* _Aim of the task_:
Repeat everything from the first line of the listing below through the line that contains "first_row_px = 100", exactly. Leave out pictures.

------------------------------------------------------------------------

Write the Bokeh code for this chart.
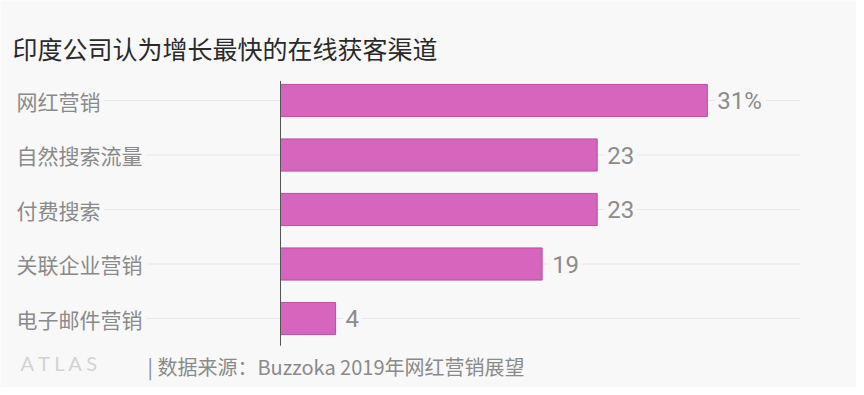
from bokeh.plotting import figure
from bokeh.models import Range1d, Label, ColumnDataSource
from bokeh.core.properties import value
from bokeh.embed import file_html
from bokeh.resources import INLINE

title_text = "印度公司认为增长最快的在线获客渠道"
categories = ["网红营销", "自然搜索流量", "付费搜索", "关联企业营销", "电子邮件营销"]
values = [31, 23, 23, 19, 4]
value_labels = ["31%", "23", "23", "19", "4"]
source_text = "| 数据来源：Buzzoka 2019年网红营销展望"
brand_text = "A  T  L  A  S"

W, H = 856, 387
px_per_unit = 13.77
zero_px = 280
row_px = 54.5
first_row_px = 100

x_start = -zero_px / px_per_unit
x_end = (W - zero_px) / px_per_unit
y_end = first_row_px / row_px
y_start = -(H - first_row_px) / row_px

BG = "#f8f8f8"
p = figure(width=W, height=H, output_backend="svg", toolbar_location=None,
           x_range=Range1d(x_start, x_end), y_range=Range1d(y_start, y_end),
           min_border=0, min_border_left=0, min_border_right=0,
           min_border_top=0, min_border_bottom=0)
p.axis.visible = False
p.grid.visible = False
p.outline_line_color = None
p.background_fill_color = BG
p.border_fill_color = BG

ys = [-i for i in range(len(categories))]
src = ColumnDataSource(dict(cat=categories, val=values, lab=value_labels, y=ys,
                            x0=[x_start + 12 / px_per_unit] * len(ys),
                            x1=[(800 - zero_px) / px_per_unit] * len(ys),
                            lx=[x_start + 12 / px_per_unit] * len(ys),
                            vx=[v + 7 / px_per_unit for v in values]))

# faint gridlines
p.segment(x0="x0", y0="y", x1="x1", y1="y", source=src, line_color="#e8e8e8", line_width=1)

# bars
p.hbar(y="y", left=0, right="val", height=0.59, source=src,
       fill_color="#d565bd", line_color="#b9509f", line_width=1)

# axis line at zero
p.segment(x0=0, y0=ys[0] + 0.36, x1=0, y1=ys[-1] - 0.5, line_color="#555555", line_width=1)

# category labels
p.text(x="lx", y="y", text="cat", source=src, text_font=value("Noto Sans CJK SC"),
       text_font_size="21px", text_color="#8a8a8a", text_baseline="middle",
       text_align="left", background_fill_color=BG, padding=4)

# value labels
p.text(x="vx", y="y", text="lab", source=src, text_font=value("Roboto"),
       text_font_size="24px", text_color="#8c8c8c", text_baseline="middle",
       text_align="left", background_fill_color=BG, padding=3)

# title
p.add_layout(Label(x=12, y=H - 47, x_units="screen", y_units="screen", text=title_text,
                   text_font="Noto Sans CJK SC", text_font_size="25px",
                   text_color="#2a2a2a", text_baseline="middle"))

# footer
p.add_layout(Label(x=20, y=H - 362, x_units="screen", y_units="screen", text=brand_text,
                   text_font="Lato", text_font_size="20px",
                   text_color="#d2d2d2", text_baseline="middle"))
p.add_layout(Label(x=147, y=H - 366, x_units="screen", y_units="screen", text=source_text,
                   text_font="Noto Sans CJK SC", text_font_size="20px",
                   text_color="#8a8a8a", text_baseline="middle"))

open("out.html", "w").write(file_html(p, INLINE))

------------------------------------------------------------------------

* _Result of this exercise_:
Write the Bokeh code for this chart.
from bokeh.plotting import figure
from bokeh.models import Range1d, Label, ColumnDataSource
from bokeh.core.properties import value
from bokeh.embed import file_html
from bokeh.resources import INLINE

title_text = "印度公司认为增长最快的在线获客渠道"
categories = ["网红营销", "自然搜索流量", "付费搜索", "关联企业营销", "电子邮件营销"]
values = [31, 23, 23, 19, 4]
value_labels = ["31%", "23", "23", "19", "4"]
source_text = "| 数据来源：Buzzoka 2019年网红营销展望"
brand_text = "A  T  L  A  S"

W, H = 856, 387
px_per_unit = 13.77
zero_px = 280
row_px = 54.5
first_row_px = 100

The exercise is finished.